A mi niño interior le gusta mucho el aspecto lúdico de la escritura. Jugar a ser poeta es su juego preferido.
Le gusta mucho como rebotan algunas palabras, él las llama “palabras pelotas”. Y son palabras como: pasión, amor, amistad, simpatía, amapola, esfera.
También le generan cierto agrado los verbos de fuego: crepitar, estallar, explotar, incendiar y también los adjetivos incandescentes del tipo: luminiscente, lumínico, luminoso, solar, fosforescente, fluo.
Por otra parte, siente cierto rechazo por la oscuridad, pero le fascina la palabra noche y le atraen de un modo misterioso e irresistible las palabras como sombra, ensombrecido, negrura, negruzco, opaco, opacidad y le fascina la repugnancia de los vocablos babosos y nauseabundos: fangoso, mohoso, cenagoso, pantanoso, descomposición, cadavérico, putrefacto.
A mi niño interior le gusta mucho la infinitud de la palabra eternidad y de como las palabras ”vacío” y “existencia” están llenas de intenciones metafísicas.
Mi niño interior disfruta mucho cuando mi adulto exterior escribe con aires de erudición y utiliza expresiones rebuscadas o palabras difíciles del tipo: andrógino, trascendencia, logarítmico, filosofía nihilista, etcétera, etcétera, etcétera.
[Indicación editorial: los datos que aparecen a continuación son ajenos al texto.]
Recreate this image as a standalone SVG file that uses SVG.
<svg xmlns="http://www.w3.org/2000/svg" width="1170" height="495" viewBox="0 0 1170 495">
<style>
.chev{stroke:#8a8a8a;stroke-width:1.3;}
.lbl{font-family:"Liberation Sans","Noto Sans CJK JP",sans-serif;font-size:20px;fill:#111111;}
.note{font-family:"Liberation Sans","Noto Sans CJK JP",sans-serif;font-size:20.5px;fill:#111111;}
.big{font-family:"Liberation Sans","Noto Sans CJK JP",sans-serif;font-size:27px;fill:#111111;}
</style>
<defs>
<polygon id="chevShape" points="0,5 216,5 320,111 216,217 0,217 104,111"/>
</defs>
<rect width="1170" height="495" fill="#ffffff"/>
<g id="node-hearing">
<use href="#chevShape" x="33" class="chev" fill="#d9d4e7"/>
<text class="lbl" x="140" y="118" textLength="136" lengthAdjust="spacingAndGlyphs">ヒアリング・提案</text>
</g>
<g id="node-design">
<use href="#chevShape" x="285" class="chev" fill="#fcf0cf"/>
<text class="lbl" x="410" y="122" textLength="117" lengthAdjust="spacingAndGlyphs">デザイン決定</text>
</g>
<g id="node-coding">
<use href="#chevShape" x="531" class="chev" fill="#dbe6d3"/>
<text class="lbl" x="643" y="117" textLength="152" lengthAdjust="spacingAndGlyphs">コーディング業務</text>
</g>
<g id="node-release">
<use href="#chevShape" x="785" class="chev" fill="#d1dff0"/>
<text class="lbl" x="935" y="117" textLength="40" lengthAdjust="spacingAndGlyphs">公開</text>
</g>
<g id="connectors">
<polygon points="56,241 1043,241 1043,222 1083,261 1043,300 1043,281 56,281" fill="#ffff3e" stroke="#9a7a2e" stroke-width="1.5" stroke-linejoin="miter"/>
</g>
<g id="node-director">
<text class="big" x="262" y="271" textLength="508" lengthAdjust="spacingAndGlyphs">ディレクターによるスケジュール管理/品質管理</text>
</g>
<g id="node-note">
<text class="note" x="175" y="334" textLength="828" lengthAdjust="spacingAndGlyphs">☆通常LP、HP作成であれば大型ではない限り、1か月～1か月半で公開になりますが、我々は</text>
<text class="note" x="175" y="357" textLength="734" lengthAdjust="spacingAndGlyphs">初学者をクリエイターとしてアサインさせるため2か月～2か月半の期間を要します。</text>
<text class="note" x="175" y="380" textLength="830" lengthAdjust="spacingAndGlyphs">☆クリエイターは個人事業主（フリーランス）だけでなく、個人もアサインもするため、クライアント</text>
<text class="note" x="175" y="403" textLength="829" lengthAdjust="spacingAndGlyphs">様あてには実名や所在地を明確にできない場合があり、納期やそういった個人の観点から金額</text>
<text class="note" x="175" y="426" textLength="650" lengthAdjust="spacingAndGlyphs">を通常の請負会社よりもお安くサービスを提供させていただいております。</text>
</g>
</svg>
Pero si hay algo que desagrada a esta criatura interna, algo que realmente lo saca de quicio y lo pone de muy mal humor, es cuando me pongo en modo pesimista y escribo como si todo estuviera perdido, cuando la escritura se vuelve lúgubre, cuando las palabras tienen olor a muerte. Entonces mi niño, mi juguetón y dulce niño, me arma un berrinche interno y se me altera el corazón y no me queda otra que darle el gusto y escribir textos como este.